В третьей части мы исследуем условия возникновения, сущность как доброкачественной, так и злокачественной агрессии, особенно же подробно остановимся на второй форме. А пока я все же хочу еще раз напомнить читателю, что наш анализ противостоит бихевиористской теории, ибо мы изучаем агрессивные импульсы во всех их видах и формах, независимо от того, проявлялись они в агрессивном поведении или нет.
Псевдоагрессия
Под этим понятием я понимаю действия, в результате которых может быть нанесен ущерб, но которым не предшествовали злые намерения.
Непреднамеренная агрессия
Яркий пример псевдоагрессии – случайное ранение человека. Классический пример – это проверка револьвера и непроизвольный выстрел, задевающий находящегося поблизости человека. Психоанализ дает таким несчастным случаям несколько усложненное толкование, используя понятие неосознанной мотивации; так что возникает вопрос: не является ли любой внешне несчастный случай на деле результатом неосознанной мотивации агрессора? Такой ход рассуждений должен был бы снизить число случаев непреднамеренных агрессивных действий. Однако такой подход был бы догматическим упрощением ситуации.
Игровая агрессия
Игровая агрессия необходима в учебном тренинге на мастерство, ловкость и быстроту реакций. Она не имеет никакой разрушительной цели и никаких отрицательных мотиваций (гнев, ненависть). Фехтование, стрельба из лука или сражение на мечах развились из потребности поразить врага, но сегодня они полностью утратили эту свою функцию и превратились в виды спорта. Например, сражение на мечах в дзэн-буддизме доведено до подлинного искусства, которое требует огромной ловкости, полного владения своим телом, а также полной концентраций. Все эти качества необходимы еще в одном искусстве, которое внешне не имеет ничего общего с боевым, а именно в церемонии чаепития. Мастер дзэн в сражении на мечах не испытывает ненависти и желания убить или ранить.

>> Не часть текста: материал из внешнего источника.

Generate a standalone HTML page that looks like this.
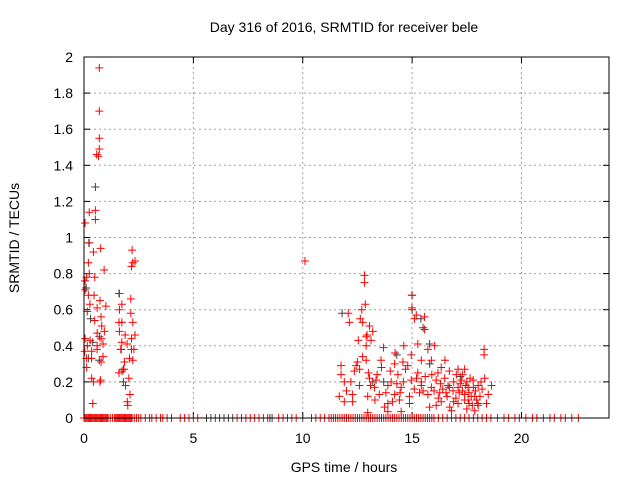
<!DOCTYPE html>
<html><head><meta charset="utf-8"><style>
body{margin:0;background:#fff}
svg{display:block;font-family:"Liberation Sans",sans-serif}
</style></head><body>
<svg id="c" width="640" height="480" xmlns="http://www.w3.org/2000/svg">
<text x="344" y="32" text-anchor="middle" font-size="14">Day 316 of 2016, SRMTID for receiver bele</text>
<text x="344" y="472" text-anchor="middle" font-size="14">GPS time / hours</text>
<text transform="translate(19,238) rotate(-90)" text-anchor="middle" font-size="14">SRMTID / TECUs</text>
<g id="grid"></g>
<g id="ticks"></g>
<g id="black"></g>
<g id="red"></g>
<rect x="84" y="57" width="525" height="361" fill="none" stroke="#000"/>
</svg>
<script>
const xTicks=[0,5,10,15,20];
const yTicks=[0,0.2,0.4,0.6,0.8,1,1.2,1.4,1.6,1.8,2];
const yTickLabels=["0","0.2","0.4","0.6","0.8","1","1.2","1.4","1.6","1.8","2"];
const redPoints=[[0.70,1.94],[0.70,1.70],[0.70,1.55],[0.70,1.49],[0.58,1.46],[0.66,1.45],[0.24,1.14],[0.52,1.15],[0.52,1.10],[0.05,1.08],[0.24,0.97],[0.43,0.92],[0.76,0.94],[0.2,0.86],[0.24,0.80],[0.12,0.78],[0.49,0.78],[0.92,0.82],[0.05,0.76],[0.05,0.71],[0.2,0.68],[0.46,0.68],[0.27,0.63],[0.73,0.65],[0.15,0.59],[0.6,0.61],[1.0,0.62],[0.78,0.56],[0.49,0.54],[0.81,0.51],[0.6,0.47],[0.93,0.48],[0.05,0.44],[0.28,0.43],[0.78,0.44],[0.15,0.40],[0.6,0.40],[0.87,0.41],[0.03,0.37],[0.35,0.37],[0.6,0.38],[0.11,0.33],[0.34,0.33],[0.87,0.34],[0.78,0.31],[0.12,0.28],[0.35,0.22],[0.43,0.2],[0.76,0.21],[0.73,0.20],[0.4,0.08],
[1.62,0.69],[1.73,0.63],[1.62,0.60],[2.14,0.66],[1.60,0.53],[1.73,0.53],[2.14,0.58],[2.23,0.53],[1.62,0.48],[1.88,0.46],[2.33,0.46],[2.17,0.44],[1.73,0.42],[1.68,0.38],[1.97,0.41],[2.17,0.38],[2.28,0.38],[2.08,0.33],[2.23,0.32],[1.85,0.31],[1.82,0.27],[1.60,0.25],[1.74,0.26],[1.90,0.18],[2.05,0.22],[2.1,0.13],[1.98,0.09],[2.0,0.07],[2.2,0.93],[2.23,0.86],[2.17,0.84],[2.33,0.87],
[10.1,0.87],
[12.82,0.79],[12.82,0.75],[12.86,0.63],[12.08,0.58],[12.13,0.53],[12.7,0.6],[12.74,0.53],[12.63,0.55],[13.05,0.51],[13.2,0.48],[12.94,0.46],[12.9,0.45],[12.54,0.43],[13.12,0.43],[12.9,0.40],[14.99,0.68],[14.99,0.61],[15.19,0.57],[15.57,0.56],[15.57,0.49],[15.11,0.55],[14.62,0.40],[15.26,0.41],[16.03,0.40],[13.69,0.39],[14.22,0.36],[14.96,0.35],[15.72,0.38],[18.29,0.38],[18.29,0.35],[11.75,0.29],[12.44,0.29],[12.74,0.34],[12.9,0.32],[13.58,0.32],[14.2,0.30],[14.58,0.31],[15.42,0.32],[15.88,0.32],[16.33,0.28],[17.1,0.27],[17.4,0.27],[11.75,0.24],[12.36,0.26],[14.35,0.24],[15.26,0.25],[16.18,0.25],[17.02,0.24],[11.9,0.20],[12.2,0.20],[13.05,0.22],[13.35,0.21],[14.04,0.20],[14.96,0.21],[15.42,0.20],[16.1,0.21],[16.49,0.22],[17.25,0.21],[17.79,0.21],[18.32,0.22],[12.59,0.18],[13.28,0.17],[13.89,0.18],[14.5,0.17],[15.42,0.18],[15.88,0.17],[16.64,0.18],[17.1,0.17],[17.56,0.17],[18.02,0.18],[18.63,0.18],[11.67,0.12],[12.28,0.13],[12.97,0.12],[13.5,0.13],[14.2,0.13],[14.88,0.12],[15.34,0.14],[15.72,0.13],[16.26,0.14],[16.87,0.15],[17.4,0.13],[17.86,0.12],[18.48,0.13],[11.9,0.09],[12.28,0.09],[13.74,0.06],[13.89,0.08],[14.42,0.10],[14.88,0.08],[15.8,0.06],[16.33,0.09],[16.72,0.06],[17.1,0.08],[17.56,0.10],[18.02,0.07],[18.4,0.08],[13.89,0.035],[14.5,0.035],[12.97,0.03],[16.8,0.04],[17.86,0.04],
[17.3,0.15],[17.5,0.2],[17.6,0.14],[17.7,0.12],[17.4,0.1],[17.8,0.17],[17.2,0.19],[17.9,0.15],[17.6,0.08],[17.5,0.05],[17.0,0.11],[16.9,0.2],[16.6,0.12],[16.4,0.16],[16.2,0.11],[18.1,0.12],[18.2,0.16],[13.0,0.25],[13.6,0.28],[14.0,0.26],[14.7,0.27],[15.6,0.23],[16.0,0.15],[16.5,0.32],[12.0,0.15],[13.3,0.1],[14.6,0.2],[15.1,0.16],
[12.5,0.31],[12.6,0.27],[13.1,0.18],[13.4,0.24],[13.8,0.14],[14.1,0.09],[14.3,0.19],[14.8,0.29],[15.2,0.22],[15.5,0.15],[15.9,0.24],[16.1,0.07],[16.3,0.19],[16.7,0.26],[16.9,0.09],[17.3,0.24],[17.45,0.18],[17.65,0.22],[17.75,0.07],[17.95,0.1],[18.15,0.2],[17.15,0.14],[16.55,0.14],[14.45,0.14]];
const blackPoints=[[0.52,1.28],[0.22,0.97],[0.1,0.72],[0.3,0.55],[0.4,0.42],[0.2,0.33],[0.7,0.45],[0.7,0.32],[1.6,0.69],[1.8,0.27],[1.8,0.2],[1.7,0.38],[11.8,0.58],[13.2,0.2],[13.7,0.2],[15.0,0.68],[15.0,0.6],[15.5,0.5],[15.4,0.55],[15.8,0.41],[15.8,0.3],[16.7,0.17],[17.2,0.23],[18.0,0.08],[14.3,0.35]];
const redZeros=[0,0.05,0.1,0.15,0.2,0.25,0.3,0.35,0.4,0.45,0.5,0.55,0.6,0.65,0.7,0.75,0.8,0.85,0.9,0.95,1.0,1.05,1.1,1.2,1.3,1.4,1.45,1.5,1.55,1.6,1.65,1.7,1.75,1.8,1.85,1.9,1.95,2.0,2.05,2.1,2.15,2.2,2.3,2.4,2.5,2.6,2.8,3.0,3.1,3.3,3.5,3.6,3.8,4.0,4.4,4.6,4.8,5.0,5.2,7.0,7.2,7.4,7.6,7.8,8.0,8.2,8.4,8.9,9.1,9.3,9.5,9.7,10.4,10.6,10.8,11.0,11.2,11.3,11.4,11.5,11.6,11.7,11.8,11.9,12.0,12.1,12.2,12.3,12.4,12.5,12.6,12.7,12.8,12.9,13.0,13.1,13.2,13.3,13.4,13.5,13.6,13.7,13.8,13.9,14.0,14.1,14.2,14.3,14.4,14.5,14.6,14.7,14.8,14.9,15.0,15.1,15.2,15.3,15.4,15.5,15.6,15.7,15.8,15.9,16.0,16.2,16.4,16.6,16.8,17.0,17.2,17.4,17.6,17.8,18.0,18.2,18.4,18.6,18.9,19.2,19.4,19.7,19.9,20.2,20.5,20.7,21.0,21.3,21.5,21.8,22.0,22.3,22.6];
const blackZeros=[5.6,5.8,6.0,6.2,6.4,6.6,6.8,8.5,8.6,10.0];
const NS='http://www.w3.org/2000/svg';
const X=v=>84+v*(525/24), Y=v=>418-v*(361/2);
function mk(tag,attrs,parent){const e=document.createElementNS(NS,tag);for(const k in attrs)e.setAttribute(k,attrs[k]);parent.appendChild(e);return e;}
const grid=document.getElementById('grid'),ticks=document.getElementById('ticks');
yTicks.forEach((v,i)=>{
  if(v>0&&v<2){const l=mk('line',{x1:84,x2:609,y1:Y(v),y2:Y(v),stroke:'#a0a0a0','stroke-dasharray':'2,3'},grid);
  
  }
  mk('line',{x1:84,x2:90,y1:Y(v),y2:Y(v),stroke:'#000'},ticks);
  mk('line',{x1:603,x2:609,y1:Y(v),y2:Y(v),stroke:'#000'},ticks);
  const t=mk('text',{x:73,y:Y(v)+5,'text-anchor':'end','font-size':'14'},ticks);t.textContent=yTickLabels[i];
  
  
});
xTicks.forEach(v=>{
  if(v>0){const l=mk('line',{x1:X(v),x2:X(v),y1:57,y2:418,stroke:'#a0a0a0','stroke-dasharray':'2,3'},grid);
  
  }
  mk('line',{x1:X(v),x2:X(v),y1:412,y2:418,stroke:'#000'},ticks);
  mk('line',{x1:X(v),x2:X(v),y1:57,y2:63,stroke:'#000'},ticks);
  const t=mk('text',{x:X(v),y:443,'text-anchor':'middle','font-size':'14'},ticks);t.textContent=String(v);
  
  
});
function plus(g,x,y,col){const p=mk('path',{d:`M${X(x)-4},${Y(y)}h8M${X(x)},${Y(y)-4}v8`,stroke:col,'stroke-width':1,fill:'none'},g);
  
  }
const gb=document.getElementById('black'),gr=document.getElementById('red');
blackPoints.forEach(p=>plus(gb,p[0],p[1],'#404040'));
blackZeros.forEach(x=>plus(gb,x,0,'#404040'));
redPoints.forEach(p=>plus(gr,p[0],p[1],'#ff0000'));
redZeros.forEach(x=>plus(gr,x,0,'#ff0000'));
</script>
</body></html>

Он просто точно выполняет свои движения, и если противник его оказывается убит, то это лишь оттого, что он «неудачно выбрал место»[[168]]. И если представитель классического психоанализа будет утверждать, что в основе подобного убийства может лежать неосознанный мотив бойца (ненависть и желание уничтожить противника), то я скажу: это его дело, однако подобная аргументация свидетельствуют лишь о том, что ее носитель не имеет ни малейшего представления о духе дзэн-буддизма[[169]].
Лук и стрелы тоже когда-то были оружием защиты и нападения, а сегодня это чистое искусство[[170]]. И в западных культурах мы наблюдаем тот же самый феномен в отношении к фехтованию и сражению на мечах, которые также стали видами спорта. И хотя здесь отсутствуют духовные аспекты боевого искусства дзэн, все равно оба эти вида спорта исключают намерение нанести вред сопернику. Здесь уместно вспомнить, что и у первобытных народов соревнования по борьбе в первую очередь служили демонстрации ловкости и мастерства, а выражение агрессивности отходило на второй план.